OK, well clearly none of these have been set, but its on a par with the message of the original title, ‘Hitting targets, reaching goals’.
I think in terms of my latest running adventures I’m probably going to have to work backwards. Today I was in the Burnley Express. It prompted a slightly bizarre phone call from a member of public, but thats not to be discussed here, lets just say that some people need to get find hobbies, not problems. It was a really nice piece, and whether it will generate a massive amount of sponsors I’m not sure, but it was lovely to be in.
I’ve also lost a couple more lbs in weight and am starting to feel a bit more athletic, probably prompted by seeing people I’d not seen since before I started training on Saturday night, and they all told me I looked trimmer. Woo-hoo.
Anyway, I’ve run twice since my last blog, one was entirely more successful than the other. Saturday morning it was time for the 7 miler. The 6 had gone so well the week before, what could possibly go wrong?

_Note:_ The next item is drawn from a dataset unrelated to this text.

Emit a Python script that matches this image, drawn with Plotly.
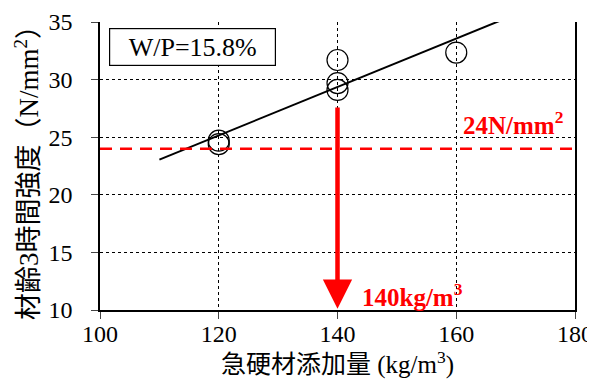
import numpy as np
import plotly.graph_objects as go

# data
dosage = [120, 120, 140, 140, 140, 160]
strength = [24.7, 24.4, 31.7, 29.7, 29.1, 32.35]
target_strength = 24
target_dosage = 140
x_ticks = [100, 120, 140, 160, 180]
y_ticks = [10, 15, 20, 25, 30, 35]

slope, intercept = np.polyfit(dosage, strength, 1)
fit_x = [110, 172]
fit_y = [slope * v + intercept for v in fit_x]

SERIF = "Liberation Serif, Noto Sans CJK JP"

fig = go.Figure()
fig.add_trace(go.Scatter(x=fit_x, y=fit_y, mode="lines",
                         line=dict(color="black", width=2), showlegend=False))
fig.add_trace(go.Scatter(x=dosage, y=strength, mode="markers",
                         marker=dict(symbol="circle-open", size=21, color="black",
                                     line=dict(width=1.2, color="black")),
                         showlegend=False, cliponaxis=False))

fig.add_shape(type="line", xref="x", yref="y", x0=100, x1=180,
              y0=target_strength, y1=target_strength,
              line=dict(color="red", width=2.5, dash="12px,8px"))

fig.add_annotation(x=target_dosage, y=10.1, ax=target_dosage, ay=27.7,
                   xref="x", yref="y", axref="x", ayref="y",
                   showarrow=True, arrowhead=2, arrowsize=1.3, arrowwidth=4.5,
                   arrowcolor="red", text="", standoff=0)

fig.add_annotation(x=169.5, y=26.25, xref="x", yref="y", text="<b>24N/mm<sup>2</sup></b>",
                   showarrow=False, xanchor="center", yanchor="middle",
                   font=dict(family=SERIF, size=25, color="red"))
fig.add_annotation(x=152.6, y=11.3, xref="x", yref="y", text="<b>140kg/m<sup>3</sup></b>",
                   showarrow=False, xanchor="center", yanchor="middle",
                   font=dict(family=SERIF, size=25, color="red"))

fig.add_annotation(x=115.5, y=32.8, xref="x", yref="y", text="W/P=15.8%",
                   showarrow=False, xanchor="center", yanchor="middle",
                   font=dict(family=SERIF, size=26, color="black"),
                   bordercolor="black", borderwidth=1.2, borderpad=1,
                   bgcolor="white", width=163, height=34)

fig.update_xaxes(range=[100, 180], tickvals=x_ticks, ticks="outside", ticklen=7,
                 tickwidth=1.2, showline=True, linecolor="black", linewidth=1.5,
                 showgrid=True, gridcolor="black", gridwidth=0.8, griddash="3px,3px",
                 zeroline=False, automargin=False, ticklabelstandoff=-6,
                 title=dict(text="急硬材添加量 (kg/m<sup>3</sup>)", font=dict(family=SERIF, size=25, color="black"),
                            standoff=6),
                 tickfont=dict(family=SERIF, size=24, color="black"))
fig.update_yaxes(range=[10, 35], tickvals=y_ticks, ticks="outside", ticklen=7,
                 tickwidth=1.2, showline=True, linecolor="black", linewidth=1.5, mirror=True,
                 showgrid=True, gridcolor="black", gridwidth=0.8, griddash="3px,3px",
                 zeroline=False, automargin=False, ticklabelstandoff=14,
                 title=dict(text="材齢3時間強度（N/mm<sup>2</sup>）", font=dict(family=SERIF, size=27, color="black"),
                            standoff=2),
                 tickfont=dict(family=SERIF, size=24, color="black"))

# page body has an 8px default margin; size the figure to fit the 595x383 window
fig.update_layout(width=587, height=375, margin=dict(l=92, r=20, t=14, b=73),
                  plot_bgcolor="white", paper_bgcolor="white")

fig.write_html("out.html")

Hills. Hills bloody hills.
Admittedly there was an element of negativity and giving up attached to it, but primarily, I blame the hills. I got 3/4ers of the way up Pasture Lane and collapse felt imminent, so I did the natural thing which was stop jogging, start walking, and try not to cry / collapse at the same time. I’d got far enough up the hill to feel proud of myself, but admittedly it wasn’t that much further from the top, and if my life / family members life had been at risk, I think I was physically capable of getting to the top. But you don’t think these things when every fibre of your body is telling you it needs to catch its breath.
So then quite clearly once your brain is in give up mode, by the time you approach the second almighty hill, you don’t even try. I literally just walked up the entire hill feeling rubbish. Once we got to the top we still had over 4 miles to go, flat yes, but still 4 miles.

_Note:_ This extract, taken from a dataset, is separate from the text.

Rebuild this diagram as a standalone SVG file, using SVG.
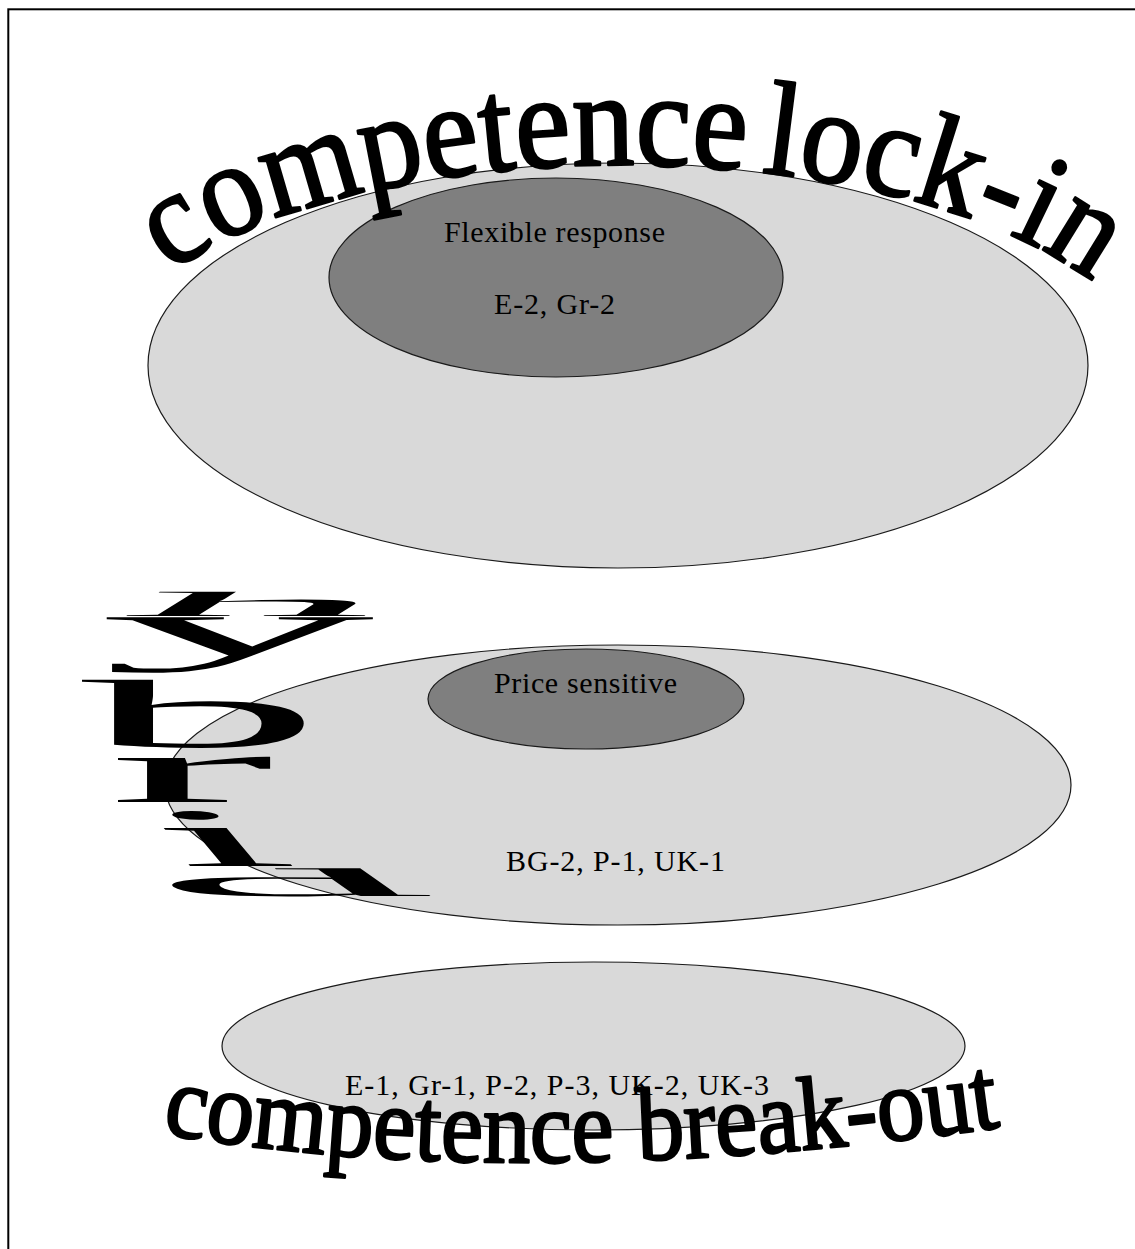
<svg xmlns="http://www.w3.org/2000/svg" width="1135" height="1249" viewBox="0 0 1135 1249">
  <style>
    .light { fill: #d9d9d9; stroke: #1a1a1a; stroke-width: 1.2; }
    .dark { fill: #7f7f7f; stroke: #1a1a1a; stroke-width: 1.2; }
    .label { font-family: "Liberation Serif", "Times New Roman", serif; font-size: 30px; fill: #000; }
    .art { font-family: "Liberation Serif", "Times New Roman", serif; fill: #000; }
    .heavy { stroke: #000; stroke-width: 2.6; stroke-linejoin: round; }
  </style>
  <defs>
    <path id="archTop" d="M 140 300 C 300 130, 900 110, 1115 300"/>
    <path id="archBottom" d="M 160 1133 Q 520 1195 1010 1126"/>
  </defs>

  <rect x="0" y="0" width="1135" height="1249" fill="#fff"/>
  <rect x="8.3" y="9.3" width="1200" height="1300" fill="none" stroke="#000" stroke-width="2"/>

  <!-- upper cluster -->
  <g id="lock-in-zone">
    <ellipse class="light" cx="618" cy="365.5" rx="470" ry="202.5"/>
  </g>
  <g id="flexible-response">
    <ellipse class="dark" cx="556" cy="277.5" rx="227" ry="99.5"/>
    <text class="label" x="444" y="242" textLength="221">Flexible response</text>
    <text class="label" x="494" y="314" textLength="121">E-2, Gr-2</text>
  </g>
  <g id="lock-in-title">
    <text class="art heavy" font-size="134"><textPath href="#archTop" startOffset="40" textLength="964" lengthAdjust="spacingAndGlyphs">competence<tspan dx="-16"> lock-in</tspan></textPath></text>
  </g>

  <!-- middle cluster -->
  <g id="hybrid-zone">
    <ellipse class="light" cx="618" cy="785" rx="453" ry="140"/>
    <text class="label" x="506" y="871" textLength="219">BG-2, P-1, UK-1</text>
  </g>
  <g id="price-sensitive">
    <ellipse class="dark" cx="586" cy="699" rx="158" ry="50"/>
    <text class="label" x="494" y="693" textLength="183">Price sensitive</text>
  </g>
  <g id="hybrid-title" class="art" font-size="100">
    <text transform="translate(116,616) skewX(-58) scale(5.1,0.35)">h</text>
    <text transform="translate(100,655) scale(5.5,0.82)">y</text>
    <text transform="translate(82,747) scale(4.8,0.97)">b</text>
    <text transform="translate(108,802) scale(5.0,0.96)">r</text>
    <text transform="translate(181,866) skewX(40) scale(4.3,0.83)">i</text>
    <text transform="translate(167,896) skewX(55) scale(5.4,0.4)">d</text>
  </g>

  <!-- lower cluster -->
  <g id="break-out-zone">
    <ellipse class="light" cx="593.5" cy="1046" rx="371.5" ry="84"/>
    <text class="label" x="345" y="1095" textLength="424">E-1, Gr-1, P-2, P-3, UK-2, UK-3</text>
  </g>
  <g id="break-out-title">
    <text class="art heavy" font-size="104"><textPath href="#archBottom" startOffset="2" textLength="842" lengthAdjust="spacingAndGlyphs">competence break-out</textPath></text>
  </g>
</svg>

Anyway, needless to say it wasn’t the most encouraging experience. Still, despite the fact that there was some walking it was still a 7 miler and that is my furthest distance yet. So whilst I was feeling a little sorry for myself and caressing my sore legs, Runkeeper sent me an email.
Title: ‘You’ve reached a milestone’
Well done! You’ve achieved 25% of your goal to complete a 26mi run! Great start, keep the momentum rolling!
and then basically told me that is was the most of everything I’ve ever done. So I felt better.
As usual the weekend went far too quickly and before I knew it it was Monday again, and that means the Monday evening solo jog through the village. Last nights conditions were far from optimal, it was blowing a gale and I got out of work late, but I kitted up and set off quickly with one aim. To not go anywhere near any hills.
In the process of what was essentially me trying to be lazy and complete my training all at the same time I ended up doing a mini relay with myself through the village and got my first sub 10 minute mile pace in 7 weeks.
So to quote Money Supermarket, now I feel epic.
I keep massively fluctuating between really fired up to hugely despondent, but I’m fairly sure this is normal. Its a huge deal and I think that seen as post Christmas 4 whole months are going to revolve round running and fundraising, I can allow myself to feel the range of emotions I am doing in the comfort that its still some time off. I’m way ahead of where a beginner should be (according to the plan), but I am conscious of needing to build up more distance and get a 4th run in a week, so I’ve incorporated that into this weeks plan and we’ll see how it goes.
Chris is being brilliant, and I’ve even told him so. I think he may be taking his duties a little seriously as he’s also playing football and running with Warren once a week, and I think he’s going to end up exhausted, but I love the fact that he is trying so hard to help, and it really is a great support. I think if it was summer I’d be OK because I do like running on my own, I prefer it in a lot of ways. My pace doesn’t weigh on my mind as heavily because I don’t think I’m holding anyone up and I just drift into the music and the game plan. I think I’d need the support on the long runs any time of year though, especially when I break the back of the same 7 miler. Then I’ll feel epic :).
Right, it is 5 weeks off Christmas, I’ve been paid, and I need to put Love Actually on and order some gifts. Between work, money and lack of finances I’ve barely thought about what to get the 3o people I need to gifts for. Another Christmas sponsored by Amazon coming right up.